Exercise brief
Quote every line of the data below as it stands, omitting pictures.

---

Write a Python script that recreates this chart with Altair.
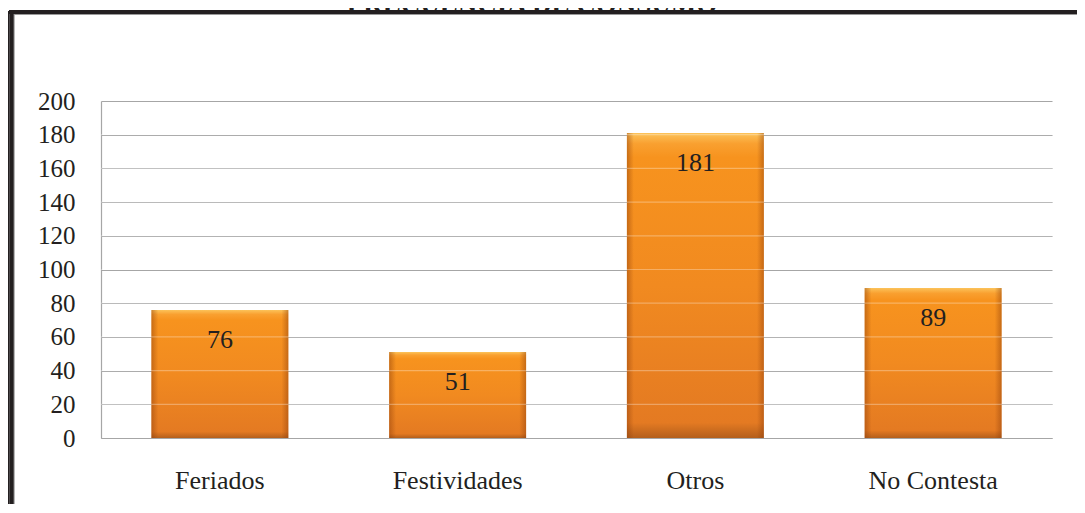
import altair as alt
import pandas as pd

categories = ["Feriados", "Festividades", "Otros", "No Contesta"]
values = [76, 51, 181, 89]
y_ticks = [0, 20, 40, 60, 80, 100, 120, 140, 160, 180, 200]
inner_grid = [20, 40, 60, 80, 100, 120, 140, 160, 180]
title_text = "FRECUENCIA DE CONSUMO"

df = pd.DataFrame({"cat": categories, "val": values})
grid_df = pd.DataFrame({"val": inner_grid})
one = pd.DataFrame({"a": [0]})

FONT = "Liberation Serif"
W, H = 951, 337

xs = alt.X("cat:N", sort=categories, title=None,
           scale=alt.Scale(paddingInner=0.424, paddingOuter=0.212),
           axis=alt.Axis(labelFont=FONT, labelFontSize=26, labelColor="#231f20",
                         labelAngle=0, labelBaseline="alphabetic", labelPadding=50,
                         ticks=False, domainColor="#a6a6a6", domainWidth=1.2, grid=False))
ys = alt.Y("val:Q", title=None,
           scale=alt.Scale(domain=[0, 200], nice=False),
           axis=alt.Axis(values=y_ticks, labelFont=FONT, labelFontSize=25, labelColor="#231f20",
                         labelPadding=26, labelOverlap=False, labelBound=False, ticks=False,
                         domainColor="#a6a6a6", domainWidth=1.2,
                         grid=True, gridColor="#a6a6a6", gridWidth=1.2))

vgrad = alt.Gradient(gradient="linear", x1=0, y1=0, x2=0, y2=1, stops=[
    alt.GradientStop(offset=0, color="#fcc35a"),
    alt.GradientStop(offset=0.035, color="#f9a030"),
    alt.GradientStop(offset=0.08, color="#f7931e"),
    alt.GradientStop(offset=0.5, color="#f18a20"),
    alt.GradientStop(offset=0.95, color="#e47a22"),
    alt.GradientStop(offset=1, color="#b45f1c"),
])
hgrad = alt.Gradient(gradient="linear", x1=0, y1=0, x2=1, y2=0, stops=[
    alt.GradientStop(offset=0, color="rgba(140,60,10,0.45)"),
    alt.GradientStop(offset=0.05, color="rgba(140,60,10,0)"),
    alt.GradientStop(offset=0.95, color="rgba(140,60,10,0)"),
    alt.GradientStop(offset=1, color="rgba(140,60,10,0.45)"),
])

bars = alt.Chart(df).mark_bar(fill=vgrad).encode(x=xs, y=ys)
bars_edge = alt.Chart(df).mark_bar(fill=hgrad).encode(x=xs, y=ys)

grid_over = alt.Chart(grid_df).mark_rule(color="white", opacity=0.3, strokeWidth=1.2).encode(
    y=ys, x=alt.value(0), x2=alt.value(W))

labels = alt.Chart(df).mark_text(font=FONT, fontSize=26, color="#231f20", baseline="middle", dy=30).encode(
    x=xs, y=ys, text="val:Q")

title = alt.Chart(one).mark_text(font=FONT, fontSize=27, fontWeight="bold", color="#231f20",
                                 baseline="alphabetic", align="center").encode(
    x=alt.value(431), y=alt.value(-88), text=alt.value(title_text))

frame_left = alt.Chart(one).mark_rule(color="#231f20", strokeWidth=4.5).encode(
    x=alt.value(-89.5), y=alt.value(-91), y2=alt.value(H + 200))
frame_left_thin = alt.Chart(one).mark_rule(color="#231f20", strokeWidth=1.5).encode(
    x=alt.value(-92.5), y=alt.value(-90), y2=alt.value(H + 200))
frame_top = alt.Chart(one).mark_rule(color="#231f20", strokeWidth=4.2).encode(
    y=alt.value(-89), x=alt.value(-92), x2=alt.value(W + 200))
frame_top_shadow = alt.Chart(one).mark_rule(color="#9a9a9a", strokeWidth=1).encode(
    y=alt.value(-86.5), x=alt.value(-87), x2=alt.value(W + 200))
frame_left_shadow = alt.Chart(one).mark_rule(color="#9a9a9a", strokeWidth=1).encode(
    x=alt.value(-86.8), y=alt.value(-87), y2=alt.value(H + 200))

chart = alt.layer(
    bars, bars_edge, grid_over, labels, title,
    frame_top_shadow, frame_left_shadow, frame_left, frame_left_thin, frame_top
).properties(
    width=W, height=H,
    autosize=alt.AutoSizeParams(type="none"),
    padding={"left": 93, "top": 93, "right": 25, "bottom": 66},
    background="white",
).configure_view(stroke=None).configure_axis(labelOverlap=False)

chart.save("out.html", embed_options={"renderer": "svg", "actions": False})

---

The response
Write a Python script that recreates this chart with Altair.
import altair as alt
import pandas as pd

categories = ["Feriados", "Festividades", "Otros", "No Contesta"]
values = [76, 51, 181, 89]
y_ticks = [0, 20, 40, 60, 80, 100, 120, 140, 160, 180, 200]
inner_grid = [20, 40, 60, 80, 100, 120, 140, 160, 180]
title_text = "FRECUENCIA DE CONSUMO"

df = pd.DataFrame({"cat": categories, "val": values})
grid_df = pd.DataFrame({"val": inner_grid})
one = pd.DataFrame({"a": [0]})

FONT = "Liberation Serif"
W, H = 951, 337

xs = alt.X("cat:N", sort=categories, title=None,
           scale=alt.Scale(paddingInner=0.424, paddingOuter=0.212),
           axis=alt.Axis(labelFont=FONT, labelFontSize=26, labelColor="#231f20",
                         labelAngle=0, labelBaseline="alphabetic", labelPadding=50,
                         ticks=False, domainColor="#a6a6a6", domainWidth=1.2, grid=False))
ys = alt.Y("val:Q", title=None,
           scale=alt.Scale(domain=[0, 200], nice=False),
           axis=alt.Axis(values=y_ticks, labelFont=FONT, labelFontSize=25, labelColor="#231f20",
                         labelPadding=26, labelOverlap=False, labelBound=False, ticks=False,
                         domainColor="#a6a6a6", domainWidth=1.2,
                         grid=True, gridColor="#a6a6a6", gridWidth=1.2))

vgrad = alt.Gradient(gradient="linear", x1=0, y1=0, x2=0, y2=1, stops=[
    alt.GradientStop(offset=0, color="#fcc35a"),
    alt.GradientStop(offset=0.035, color="#f9a030"),
    alt.GradientStop(offset=0.08, color="#f7931e"),
    alt.GradientStop(offset=0.5, color="#f18a20"),
    alt.GradientStop(offset=0.95, color="#e47a22"),
    alt.GradientStop(offset=1, color="#b45f1c"),
])
hgrad = alt.Gradient(gradient="linear", x1=0, y1=0, x2=1, y2=0, stops=[
    alt.GradientStop(offset=0, color="rgba(140,60,10,0.45)"),
    alt.GradientStop(offset=0.05, color="rgba(140,60,10,0)"),
    alt.GradientStop(offset=0.95, color="rgba(140,60,10,0)"),
    alt.GradientStop(offset=1, color="rgba(140,60,10,0.45)"),
])

bars = alt.Chart(df).mark_bar(fill=vgrad).encode(x=xs, y=ys)
bars_edge = alt.Chart(df).mark_bar(fill=hgrad).encode(x=xs, y=ys)

grid_over = alt.Chart(grid_df).mark_rule(color="white", opacity=0.3, strokeWidth=1.2).encode(
    y=ys, x=alt.value(0), x2=alt.value(W))

labels = alt.Chart(df).mark_text(font=FONT, fontSize=26, color="#231f20", baseline="middle", dy=30).encode(
    x=xs, y=ys, text="val:Q")

title = alt.Chart(one).mark_text(font=FONT, fontSize=27, fontWeight="bold", color="#231f20",
                                 baseline="alphabetic", align="center").encode(
    x=alt.value(431), y=alt.value(-88), text=alt.value(title_text))

frame_left = alt.Chart(one).mark_rule(color="#231f20", strokeWidth=4.5).encode(
    x=alt.value(-89.5), y=alt.value(-91), y2=alt.value(H + 200))
frame_left_thin = alt.Chart(one).mark_rule(color="#231f20", strokeWidth=1.5).encode(
    x=alt.value(-92.5), y=alt.value(-90), y2=alt.value(H + 200))
frame_top = alt.Chart(one).mark_rule(color="#231f20", strokeWidth=4.2).encode(
    y=alt.value(-89), x=alt.value(-92), x2=alt.value(W + 200))
frame_top_shadow = alt.Chart(one).mark_rule(color="#9a9a9a", strokeWidth=1).encode(
    y=alt.value(-86.5), x=alt.value(-87), x2=alt.value(W + 200))
frame_left_shadow = alt.Chart(one).mark_rule(color="#9a9a9a", strokeWidth=1).encode(
    x=alt.value(-86.8), y=alt.value(-87), y2=alt.value(H + 200))

chart = alt.layer(
    bars, bars_edge, grid_over, labels, title,
    frame_top_shadow, frame_left_shadow, frame_left, frame_left_thin, frame_top
).properties(
    width=W, height=H,
    autosize=alt.AutoSizeParams(type="none"),
    padding={"left": 93, "top": 93, "right": 25, "bottom": 66},
    background="white",
).configure_view(stroke=None).configure_axis(labelOverlap=False)

chart.save("out.html", embed_options={"renderer": "svg", "actions": False})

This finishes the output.